Exercise requirements
Repeat exactly, and only, the lines from the one that contains "Recreate this image" to the one that contains "import numpy as np", both ends included. Omit every picture.

Material to process

----

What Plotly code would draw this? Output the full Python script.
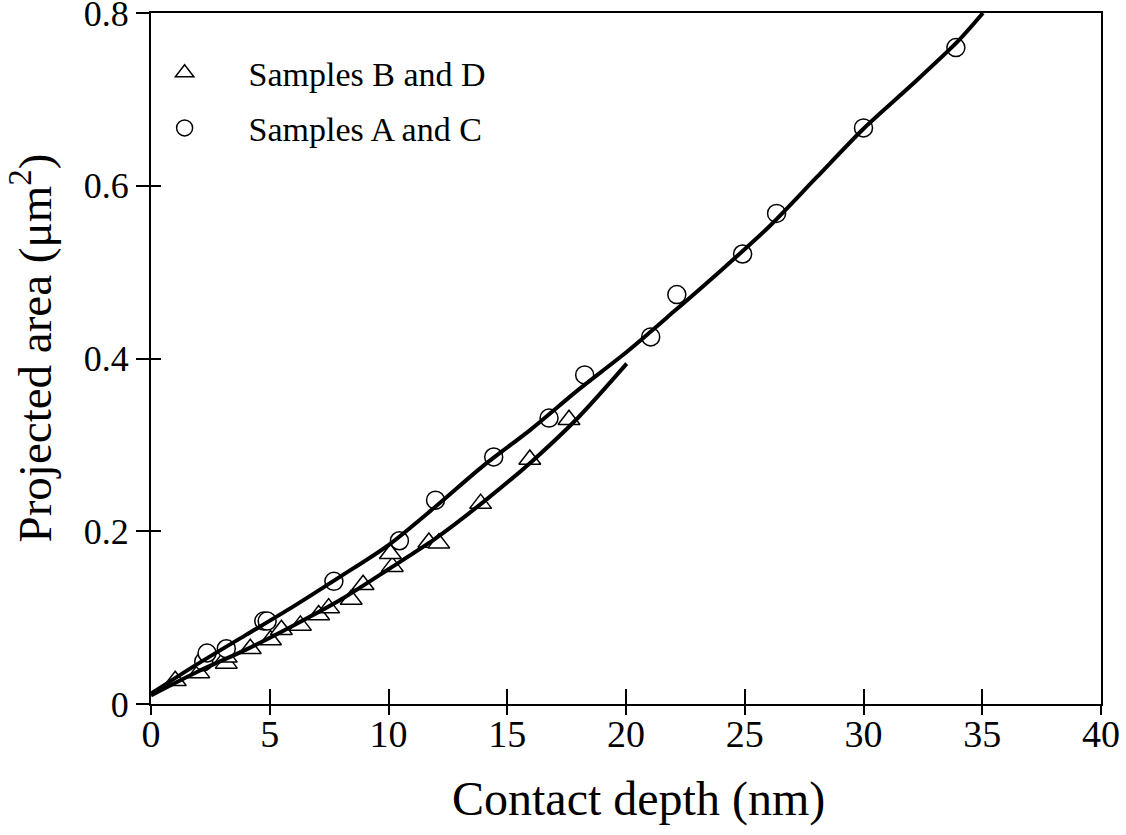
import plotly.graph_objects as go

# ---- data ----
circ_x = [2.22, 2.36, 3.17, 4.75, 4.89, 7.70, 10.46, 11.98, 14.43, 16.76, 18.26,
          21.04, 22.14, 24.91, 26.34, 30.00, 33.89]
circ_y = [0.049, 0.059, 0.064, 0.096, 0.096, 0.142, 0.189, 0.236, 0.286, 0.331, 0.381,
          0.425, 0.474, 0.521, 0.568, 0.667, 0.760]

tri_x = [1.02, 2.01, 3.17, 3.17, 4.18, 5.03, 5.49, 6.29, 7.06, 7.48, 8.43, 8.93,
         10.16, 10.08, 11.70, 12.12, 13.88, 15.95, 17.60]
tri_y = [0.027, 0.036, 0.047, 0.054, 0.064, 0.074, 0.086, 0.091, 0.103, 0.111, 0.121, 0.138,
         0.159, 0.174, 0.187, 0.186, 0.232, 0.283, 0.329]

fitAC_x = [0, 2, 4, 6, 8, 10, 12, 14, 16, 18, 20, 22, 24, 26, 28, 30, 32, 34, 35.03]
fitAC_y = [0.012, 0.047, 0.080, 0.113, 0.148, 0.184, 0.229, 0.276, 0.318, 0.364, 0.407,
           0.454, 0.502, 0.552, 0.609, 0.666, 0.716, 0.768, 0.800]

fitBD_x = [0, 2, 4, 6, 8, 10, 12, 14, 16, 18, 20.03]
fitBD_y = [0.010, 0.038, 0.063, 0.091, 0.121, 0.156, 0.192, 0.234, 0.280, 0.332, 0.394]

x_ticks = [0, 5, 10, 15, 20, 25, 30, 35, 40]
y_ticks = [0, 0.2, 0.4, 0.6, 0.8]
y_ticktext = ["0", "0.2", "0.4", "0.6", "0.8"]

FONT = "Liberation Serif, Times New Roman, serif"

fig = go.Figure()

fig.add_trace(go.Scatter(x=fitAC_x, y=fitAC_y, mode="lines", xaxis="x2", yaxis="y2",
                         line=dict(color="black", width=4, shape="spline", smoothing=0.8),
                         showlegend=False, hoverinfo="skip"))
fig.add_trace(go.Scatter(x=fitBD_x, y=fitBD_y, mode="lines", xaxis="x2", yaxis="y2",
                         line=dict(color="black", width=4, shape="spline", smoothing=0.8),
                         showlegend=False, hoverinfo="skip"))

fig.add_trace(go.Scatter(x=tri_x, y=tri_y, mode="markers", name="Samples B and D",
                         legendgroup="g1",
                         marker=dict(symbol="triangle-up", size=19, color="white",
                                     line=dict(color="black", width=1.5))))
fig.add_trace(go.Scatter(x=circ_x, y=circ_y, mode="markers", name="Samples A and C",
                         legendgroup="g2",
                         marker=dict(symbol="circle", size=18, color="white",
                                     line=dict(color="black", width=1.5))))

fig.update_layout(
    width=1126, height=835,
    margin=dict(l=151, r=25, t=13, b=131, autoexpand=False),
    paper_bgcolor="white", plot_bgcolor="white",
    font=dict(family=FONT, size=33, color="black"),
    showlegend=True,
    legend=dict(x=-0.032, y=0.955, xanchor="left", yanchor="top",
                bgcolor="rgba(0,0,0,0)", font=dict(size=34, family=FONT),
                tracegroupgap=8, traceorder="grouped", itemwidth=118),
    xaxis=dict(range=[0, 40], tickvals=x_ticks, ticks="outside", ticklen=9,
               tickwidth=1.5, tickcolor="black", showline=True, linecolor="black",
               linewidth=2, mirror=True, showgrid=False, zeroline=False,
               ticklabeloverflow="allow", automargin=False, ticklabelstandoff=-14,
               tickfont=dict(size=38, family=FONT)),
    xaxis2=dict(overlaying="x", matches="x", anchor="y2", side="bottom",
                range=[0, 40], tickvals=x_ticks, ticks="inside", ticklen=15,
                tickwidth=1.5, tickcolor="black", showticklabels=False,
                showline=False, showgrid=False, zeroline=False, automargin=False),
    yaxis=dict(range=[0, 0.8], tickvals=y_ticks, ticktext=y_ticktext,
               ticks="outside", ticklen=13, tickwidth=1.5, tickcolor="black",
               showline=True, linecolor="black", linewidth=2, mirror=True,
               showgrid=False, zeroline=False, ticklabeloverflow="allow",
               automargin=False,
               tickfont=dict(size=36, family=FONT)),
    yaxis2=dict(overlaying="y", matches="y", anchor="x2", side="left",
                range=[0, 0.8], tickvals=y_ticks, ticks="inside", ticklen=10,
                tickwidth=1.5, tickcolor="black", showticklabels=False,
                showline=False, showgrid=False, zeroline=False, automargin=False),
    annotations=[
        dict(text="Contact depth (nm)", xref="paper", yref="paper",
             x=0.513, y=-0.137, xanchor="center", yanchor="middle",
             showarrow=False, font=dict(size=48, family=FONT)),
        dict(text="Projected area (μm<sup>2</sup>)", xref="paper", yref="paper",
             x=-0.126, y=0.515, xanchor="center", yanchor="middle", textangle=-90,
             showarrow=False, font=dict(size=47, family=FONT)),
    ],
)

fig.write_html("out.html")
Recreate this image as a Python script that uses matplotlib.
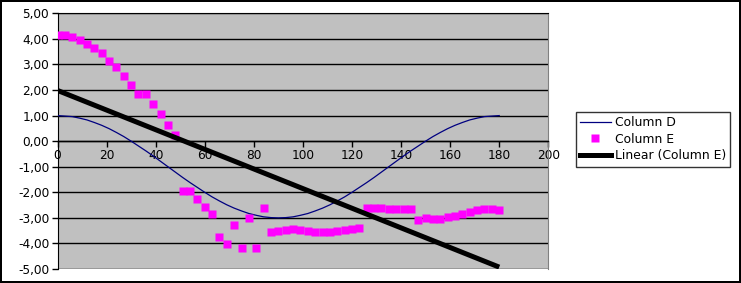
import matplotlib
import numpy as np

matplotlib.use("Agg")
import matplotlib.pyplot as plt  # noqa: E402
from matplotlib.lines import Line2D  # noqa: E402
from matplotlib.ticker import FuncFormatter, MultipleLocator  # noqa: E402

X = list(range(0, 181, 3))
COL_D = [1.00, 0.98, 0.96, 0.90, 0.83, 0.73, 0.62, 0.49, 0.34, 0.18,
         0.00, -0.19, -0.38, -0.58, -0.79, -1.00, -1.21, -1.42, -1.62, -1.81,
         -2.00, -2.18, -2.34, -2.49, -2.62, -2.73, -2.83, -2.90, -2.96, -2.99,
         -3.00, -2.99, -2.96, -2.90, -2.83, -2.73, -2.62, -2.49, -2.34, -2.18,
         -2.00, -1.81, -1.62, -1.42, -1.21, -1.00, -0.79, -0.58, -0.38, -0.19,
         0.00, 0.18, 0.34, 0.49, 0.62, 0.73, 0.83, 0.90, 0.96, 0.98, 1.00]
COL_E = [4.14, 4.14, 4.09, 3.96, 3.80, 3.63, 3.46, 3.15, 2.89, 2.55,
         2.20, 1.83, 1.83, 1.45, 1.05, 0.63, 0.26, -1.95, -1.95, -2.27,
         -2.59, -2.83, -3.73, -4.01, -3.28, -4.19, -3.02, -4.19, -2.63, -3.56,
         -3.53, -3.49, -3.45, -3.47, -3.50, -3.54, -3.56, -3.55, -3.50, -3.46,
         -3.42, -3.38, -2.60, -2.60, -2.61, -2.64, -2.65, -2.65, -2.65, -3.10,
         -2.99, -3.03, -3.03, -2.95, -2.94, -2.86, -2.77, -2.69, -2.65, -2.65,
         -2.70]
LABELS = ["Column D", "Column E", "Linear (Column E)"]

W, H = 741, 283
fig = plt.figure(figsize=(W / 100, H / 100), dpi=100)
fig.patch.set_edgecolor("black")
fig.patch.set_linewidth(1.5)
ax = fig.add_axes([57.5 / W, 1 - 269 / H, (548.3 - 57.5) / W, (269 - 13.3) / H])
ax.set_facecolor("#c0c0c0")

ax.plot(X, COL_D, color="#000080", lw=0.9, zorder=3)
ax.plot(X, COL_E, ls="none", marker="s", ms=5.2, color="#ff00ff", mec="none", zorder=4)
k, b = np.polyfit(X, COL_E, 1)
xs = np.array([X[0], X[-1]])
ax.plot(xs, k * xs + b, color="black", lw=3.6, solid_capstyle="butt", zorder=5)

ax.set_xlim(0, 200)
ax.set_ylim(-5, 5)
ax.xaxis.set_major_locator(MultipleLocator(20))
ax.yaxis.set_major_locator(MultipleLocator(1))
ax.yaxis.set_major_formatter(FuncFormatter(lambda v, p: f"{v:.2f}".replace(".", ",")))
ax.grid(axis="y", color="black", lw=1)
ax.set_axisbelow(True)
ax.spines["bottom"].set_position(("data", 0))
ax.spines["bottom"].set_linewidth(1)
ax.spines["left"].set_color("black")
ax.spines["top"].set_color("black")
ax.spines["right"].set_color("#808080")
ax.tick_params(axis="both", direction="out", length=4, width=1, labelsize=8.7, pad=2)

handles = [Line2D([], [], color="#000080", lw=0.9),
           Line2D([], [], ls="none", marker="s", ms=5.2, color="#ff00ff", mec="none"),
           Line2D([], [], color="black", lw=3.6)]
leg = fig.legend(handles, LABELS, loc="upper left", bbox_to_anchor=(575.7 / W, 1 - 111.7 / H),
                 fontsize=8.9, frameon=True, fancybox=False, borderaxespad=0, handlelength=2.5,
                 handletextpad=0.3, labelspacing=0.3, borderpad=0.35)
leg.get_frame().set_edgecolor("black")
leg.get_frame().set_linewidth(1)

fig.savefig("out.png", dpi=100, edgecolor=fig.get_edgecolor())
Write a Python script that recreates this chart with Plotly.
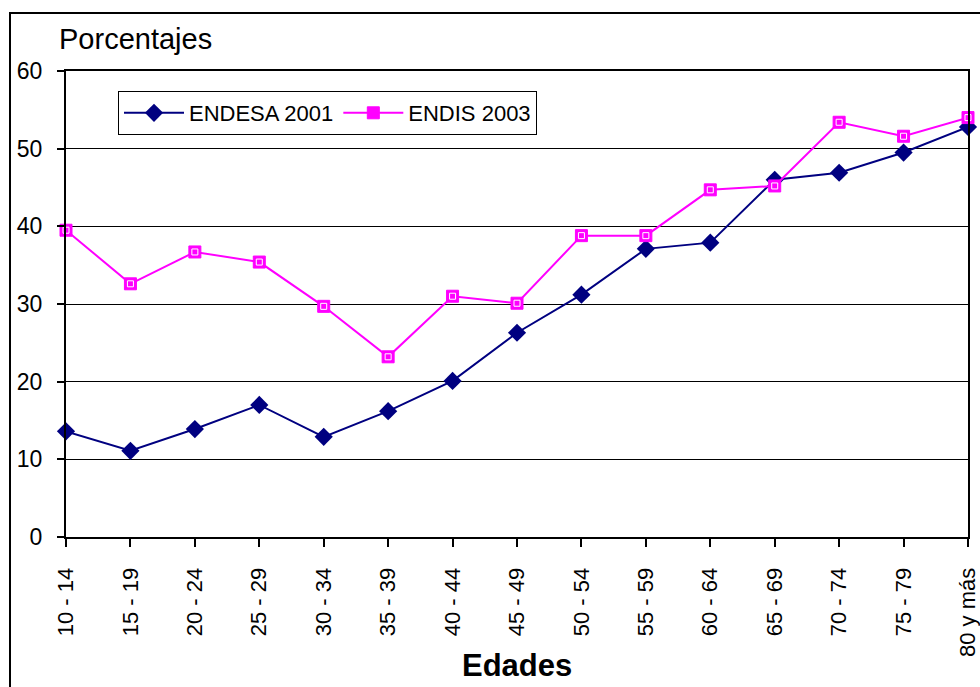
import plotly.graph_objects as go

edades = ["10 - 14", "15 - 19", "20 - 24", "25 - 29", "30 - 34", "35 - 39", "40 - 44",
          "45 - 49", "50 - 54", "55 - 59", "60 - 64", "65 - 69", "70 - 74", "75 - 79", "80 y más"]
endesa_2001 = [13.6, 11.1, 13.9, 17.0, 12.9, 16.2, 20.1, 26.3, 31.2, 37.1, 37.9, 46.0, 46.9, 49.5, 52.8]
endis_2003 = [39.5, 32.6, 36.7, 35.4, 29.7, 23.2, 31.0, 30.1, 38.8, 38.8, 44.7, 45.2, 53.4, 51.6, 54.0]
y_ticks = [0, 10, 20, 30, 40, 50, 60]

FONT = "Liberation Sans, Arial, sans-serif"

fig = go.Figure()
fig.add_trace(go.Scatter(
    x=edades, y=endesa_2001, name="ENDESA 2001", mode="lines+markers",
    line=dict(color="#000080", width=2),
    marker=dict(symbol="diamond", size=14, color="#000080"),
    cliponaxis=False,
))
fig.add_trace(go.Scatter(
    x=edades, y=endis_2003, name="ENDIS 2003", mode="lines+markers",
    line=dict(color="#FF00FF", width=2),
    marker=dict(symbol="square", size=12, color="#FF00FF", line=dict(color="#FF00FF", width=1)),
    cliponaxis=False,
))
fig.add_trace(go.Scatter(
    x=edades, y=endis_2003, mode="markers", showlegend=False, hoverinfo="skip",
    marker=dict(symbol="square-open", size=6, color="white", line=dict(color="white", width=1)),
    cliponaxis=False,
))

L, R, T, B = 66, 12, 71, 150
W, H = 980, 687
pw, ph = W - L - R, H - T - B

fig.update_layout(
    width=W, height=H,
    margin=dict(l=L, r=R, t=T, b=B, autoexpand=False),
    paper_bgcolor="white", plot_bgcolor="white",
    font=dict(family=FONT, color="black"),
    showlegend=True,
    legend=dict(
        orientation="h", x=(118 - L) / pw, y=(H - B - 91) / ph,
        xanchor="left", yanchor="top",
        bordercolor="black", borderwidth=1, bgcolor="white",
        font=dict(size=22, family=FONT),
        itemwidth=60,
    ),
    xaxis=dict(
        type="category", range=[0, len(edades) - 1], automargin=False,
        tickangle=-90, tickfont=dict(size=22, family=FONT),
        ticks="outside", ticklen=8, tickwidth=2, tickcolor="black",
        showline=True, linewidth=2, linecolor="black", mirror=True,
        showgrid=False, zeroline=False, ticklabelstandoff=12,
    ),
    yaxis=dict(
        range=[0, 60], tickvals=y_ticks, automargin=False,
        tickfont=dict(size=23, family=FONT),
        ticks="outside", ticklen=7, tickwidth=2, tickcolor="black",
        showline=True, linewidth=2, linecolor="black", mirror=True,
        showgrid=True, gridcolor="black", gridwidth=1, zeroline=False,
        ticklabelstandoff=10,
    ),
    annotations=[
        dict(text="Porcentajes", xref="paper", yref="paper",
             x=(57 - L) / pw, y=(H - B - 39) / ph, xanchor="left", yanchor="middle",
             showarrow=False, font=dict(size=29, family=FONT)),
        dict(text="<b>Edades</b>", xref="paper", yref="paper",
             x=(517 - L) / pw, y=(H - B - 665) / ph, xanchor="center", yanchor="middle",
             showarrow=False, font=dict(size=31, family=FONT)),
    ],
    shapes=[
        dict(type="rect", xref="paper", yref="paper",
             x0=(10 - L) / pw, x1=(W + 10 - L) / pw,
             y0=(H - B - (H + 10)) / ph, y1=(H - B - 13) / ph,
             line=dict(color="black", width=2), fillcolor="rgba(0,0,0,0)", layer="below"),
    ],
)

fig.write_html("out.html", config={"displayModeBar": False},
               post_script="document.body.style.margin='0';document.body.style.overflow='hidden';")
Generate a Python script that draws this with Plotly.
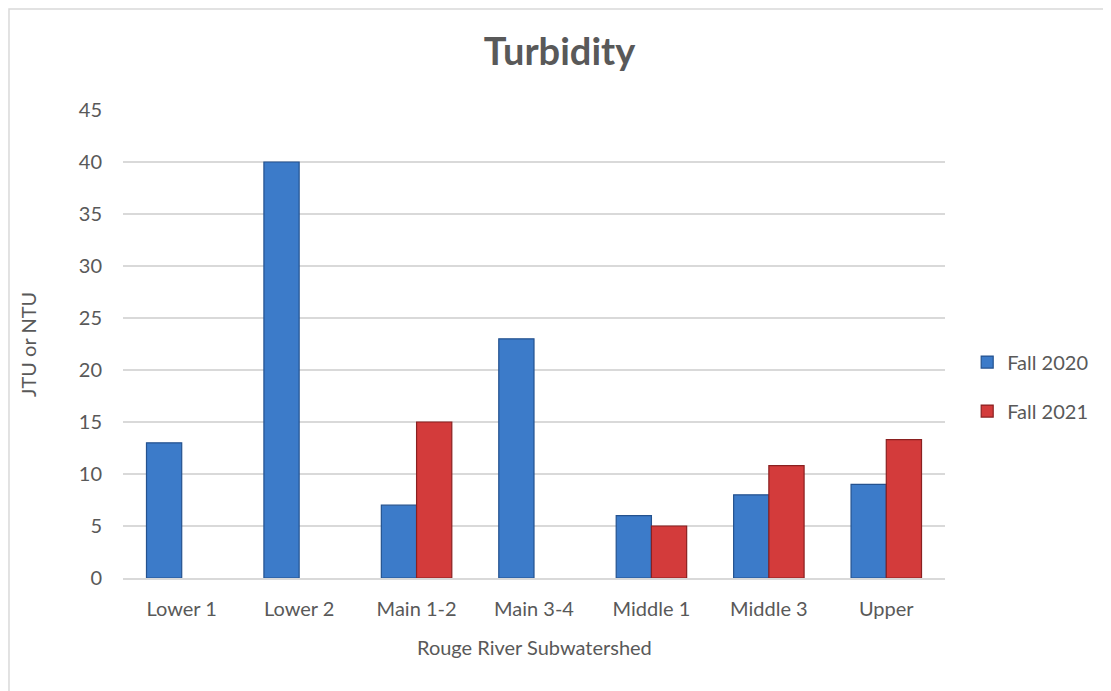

----

Task solution
Recreate this image as a Python script that uses matplotlib.
import matplotlib
import numpy as np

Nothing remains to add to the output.